Slow surface warming since 1998 is not exceptional, say scientists
Scientists know greenhouse gases are causing the world to warm. But an interesting question is why warming at earth’s surface speeds up and slows down.
A new paper shows surface temperature “slowdowns” like we’re experiencing now aren’t unusual – and capturing the timing of natural ups and down in the climate is key to predicting them.
But as a second paper explains, the planet as a whole has warmed up in the last decade even as surface temperature rise has been sluggish.
Model mismatch
Temperatures are rising due to long term greenhouse gas warming. But natural variability causes temperatures to go up and down from one year to the next.
Natural variability can at least partly explain slower surface warming in the last 15 years, the Intergovernmental Panel on Climate Change (IPCC) concluded in its latest report. Recent evidence points to changes in the Pacific causing the deep oceans to absorb more heat.
But most climate models didn’t predict the slowdown. And as a new paper in Nature Climate Change explains, some parts of the media have argued that since models don’t replicate recent temperatures, we shouldn’t trust their predictions for future warming.

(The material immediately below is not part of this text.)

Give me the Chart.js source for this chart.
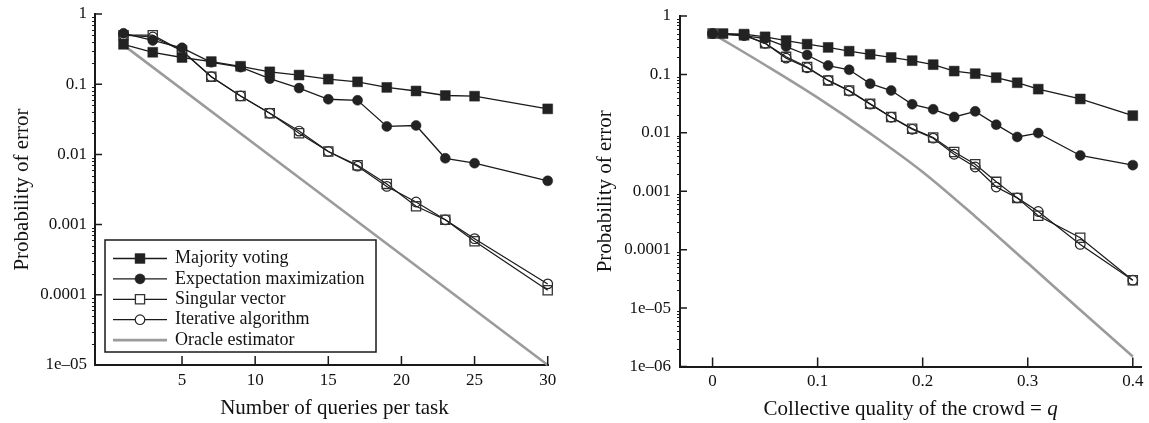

But the paper, lead by Australian climate scientist Dr James Risbey, finds that 15 years of temperatures rising slower than models predict “does not constitute evidence against the fidelity” of models in general. Let’s take a closer look at why not.
It’s not unusual
Scientists predict how temperatures will change several decades into the future by combining the results from lots of individual model simulations. And it works pretty well – long term projections from models agree well with what we’ve seen.
But over short time periods, like 10 or 15 years. temperatures are influenced by the ups and downs of natural variability. Right now, surface temperatures are at the lower end of where climate models estimate they should be.

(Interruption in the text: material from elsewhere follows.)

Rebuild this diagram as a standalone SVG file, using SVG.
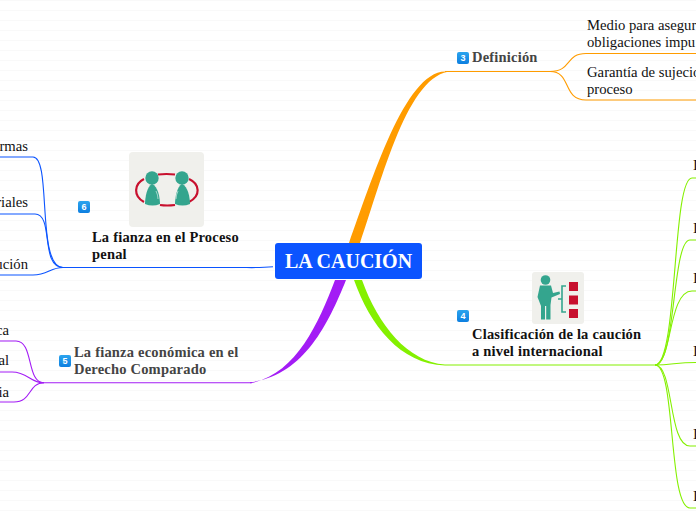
<svg xmlns="http://www.w3.org/2000/svg" width="696" height="520" viewBox="0 0 696 520">
<defs>
<pattern id="bg" width="696" height="10" patternUnits="userSpaceOnUse"><rect width="696" height="10" fill="#fff"/><rect y="0" width="696" height="1" fill="#f9f9f9"/></pattern>
<linearGradient id="bd" x1="0" y1="0" x2="0" y2="1"><stop offset="0" stop-color="#2ba4ee"/><stop offset="1" stop-color="#0d7fe0"/></linearGradient>
</defs>
<style>
text{font-family:"Liberation Serif","Times New Roman",serif;font-size:14.7px;fill:#111}
.b{font-weight:bold;letter-spacing:.2px;font-size:14.5px}
.g{fill:#444}
.k{fill:none;stroke-width:1.1}
.o{stroke:#ff9c00}.l{stroke:#84f000}.v{stroke:#a31cf5}.u{stroke:#0b54ff}
.badge{fill:url(#bd)}
.bt{font-family:"Liberation Sans",sans-serif;font-size:9px;font-weight:bold;fill:#fff;text-anchor:middle}
.teal{fill:#34a58e}.red{fill:#c8102e}
.arc{fill:none;stroke:#c8102e;stroke-width:2.2}
</style>
<rect width="696" height="520" fill="url(#bg)"/>
<g id="connectors">
<path d="M349 243C372 180 405 72 445 71.500H452C408 72 382 180 360 243Z" fill="#ff9c00"/>
<path class="k o" d="M445 71.500H550"/>
<path class="k o" d="M550 71.500C572 71.500 565 53.500 586 53.500H696"/>
<path class="k o" d="M550 71.500C572 71.500 562 100 586 100H696"/>
<path d="M354 280C370 325 400 364 445 365.500V364.500C408 362 378 325 362 280Z" fill="#84f000"/>
<path class="k l" d="M445 365H655"/>
<path class="k l" d="M655 365C678 365 672 178 692 178H696"/>
<path class="k l" d="M655 365C676 365 672 240 690 240H696"/>
<path class="k l" d="M655 365C672 365 668 291 692 291H696"/>
<path class="k l" d="M655 365C672 365 676 362.500 696 362.500"/>
<path class="k l" d="M655 365C674 365 668 446 690 446H696"/>
<path class="k l" d="M655 365C676 365 668 508 690 508H696"/>
<path d="M335 280C318 325 295 375 250 383.300V382.300C303 376 328 325 346 280Z" fill="#a31cf5"/>
<path class="k v" d="M252 382.800H44"/>
<path class="k v" d="M44 382.800C26 382.800 34 341 16 341H0"/>
<path class="k v" d="M44 382.800C30 382.800 28 372 12 372H0"/>
<path class="k v" d="M44 382.800C28 382.800 32 402 14 402H0"/>
<path class="k u" d="M273 266.800C260 268 250 267.500 240 267.500H63" stroke-width="1.4"/>
<path class="k u" d="M63 267.500C36 267.500 52 157 33 157H0"/>
<path class="k u" d="M63 267.500C40 267.500 54 214 35 214H0"/>
<path class="k u" d="M63 267.500C50 267.500 48 275 33 275H0"/>
</g>
<g id="center">
<rect x="275" y="243" width="147" height="36" rx="3" fill="#0b54ff"/>
<text x="348.500" y="268" text-anchor="middle" style="font-size:20px;font-weight:bold;fill:#fff">LA CAUCIÓN</text>
</g>
<g id="definicion">
<rect class="badge" x="457" y="52" width="12" height="12" rx="2"/><text class="bt" x="463" y="61">3</text>
<text class="b g" x="472" y="62">Definición</text>
</g>
<g id="def1"><text x="587" y="30">Medio para asegur</text><text x="587" y="47">obligaciones impu</text></g>
<g id="def2"><text x="587" y="77">Garantía de sujecio</text><text x="587" y="94">proceso</text></g>
<g id="clasificacion">
<rect x="532" y="272" width="52" height="52" rx="3" fill="#f0f0ec"/>
<circle class="teal" cx="545.500" cy="280" r="4.800"/>
<path class="teal" d="M540 285.500H551L553 293L559.500 291.500L560 294L551.500 297.500L550.500 305V319.500H546.200V306H545V319.500H541V306L537.500 297Z"/>
<path d="M566 286H562V312H566M562 299H558" fill="none" stroke="#34a58e" stroke-width="1.600"/>
<rect class="red" x="569" y="282" width="9" height="9"/><rect class="red" x="569" y="295.500" width="9" height="9"/><rect class="red" x="569" y="309" width="9" height="9"/>
<rect class="badge" x="457" y="310" width="12" height="12" rx="2"/><text class="bt" x="463" y="319">4</text>
<text class="b" x="472" y="339">Clasificación de la caución</text><text class="b" x="472" y="356">a nivel internacional</text>
</g>
<g id="c1"><text x="693" y="170">I</text></g>
<g id="c2"><text x="693" y="233">I</text></g>
<g id="c3"><text x="693" y="283">I</text></g>
<g id="c4"><text x="693" y="356">I</text></g>
<g id="c5"><text x="693" y="439">I</text></g>
<g id="c6"><text x="693" y="501">I</text></g>
<g id="fianza-economica">
<rect class="badge" x="59" y="355" width="12" height="12" rx="2"/><text class="bt" x="65" y="364">5</text>
<text class="b g" x="74" y="357">La fianza económica en el</text><text class="b g" x="74" y="374">Derecho Comparado</text>
</g>
<g id="e1"><text x="9" y="335" text-anchor="end">ca</text></g>
<g id="e2"><text x="9" y="365" text-anchor="end">al</text></g>
<g id="e3"><text x="9" y="397" text-anchor="end">ia</text></g>
<g id="fianza-proceso">
<rect x="129" y="152" width="75" height="75" rx="4" fill="#f0f0ec"/>
<path class="arc" d="M158 174.500Q166.500 173.500 175 174.500M160 205Q167 206 175 205M144 179C134 184 133 196 144 202M189 179C200 184 201 196 189 202"/>
<circle class="teal" cx="152" cy="178" r="6.700"/><circle class="teal" cx="182" cy="178" r="6.700"/>
<path class="teal" d="M152 184C147 186 145 198 145 204C150 206 155 206 160 204C160 198 158 186 152 184Z"/>
<path class="teal" d="M182 184C177 186 175 198 175 204C180 206 185 206 190 204C190 198 188 186 182 184Z"/>
<path d="M156 191Q158 195 158 199M178 191Q176 195 176 199" fill="none" stroke="#bfe2da" stroke-width=".8"/>
<rect class="badge" x="78" y="201" width="12" height="12" rx="2"/><text class="bt" x="84" y="210">6</text>
<text class="b" x="92" y="242">La fianza en el Proceso</text><text class="b" x="92" y="259">penal</text>
</g>
<g id="p1"><text x="28" y="151" text-anchor="end">rmas</text></g>
<g id="p2"><text x="28" y="207" text-anchor="end">riales</text></g>
<g id="p3"><text x="28" y="269" text-anchor="end">ución</text></g>
</svg>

At other times, temperatures have been higher than models predicted. The graph below shows that neither is unusual.
The grey shading is the range of model projections. The blue and red dashed lines are the rate of warming over consecutive 15-year periods for two global temperature datasets (each marker is the midpoint of one 15-year trend.)
Image - Nclimate 2310-f2 (note)
The coloured lines show the rate of global average surface temperature rise calculated for successive 15-year periods, plotted at the central year. Grey shading is the range of IPCC model projections. Source: Risbey et al., ( 2014)
There are several periods when real world temperatures are at the warm end of the models (see 1925, 1935, 1955). But in 1890, 1905, 1945, 1970 and 2005 the trend is towards the colder end. As the paper puts it:
“In other words, the recent ‘hiatus’ centred about 2005 (1998-2012) is not exceptional in context â?¦ One expects the observed trend … to bounce about within the model trend envelope in response to variations in … ocean heat uptake rates, as they do.”
A question of timing
Climate models include all the natural variability scientists know about but they’re not designed to predict exact timing of when we’ll see warming speed up or slow down, say the authors.
Here’s where the paper comes up with an interesting idea.
The authors assume that out of all of the model simulations, some will have got the timing of natural variability ups and downs almost exactly right – by chance. By looking at only these models, they found they could accurately forecast the occurrence and timing of the most recent surface warming slowdown.
Understanding natural variability is crucial to predicting how temperatures will change 10 or 15 years into the future. And these results suggests climate models can do a good job on those timescales – as well as longer ones – provided they capture natural variability well enough.
This won’t come as a surprise to a lot of other scientists working in this area, however. The recent IPCC report did a similar test in its recent report, coming to the same conclusion.
Big picture
It’s tempting to just look at surface temperatures to see how the planet is changing, because it’s where humans live. But little over two per cent of the heat reaching earth stays in the atmosphere. 93 per cent goes into oceans, with the rest shared between land and ice.
A separate paper in the journal Geophysical Research Letters shows that despite the recent period of slower surface warming, the climate system as a whole has continued to warm.
Using the latest satellite measurements of how much energy enters earth’s atmosphere compared to how much leaves, professor Richard Allan from the University of Reading and colleagues show earth absorbed more heat between 2000 to 2012 than 1985 to 1999.
The world as a whole is warming, and will keep warming as long as greenhouse gases keep rising. While models do a good job of anticipating long term warming, this new research looks like a step towards forecasting the ups and downs we can expect along the way.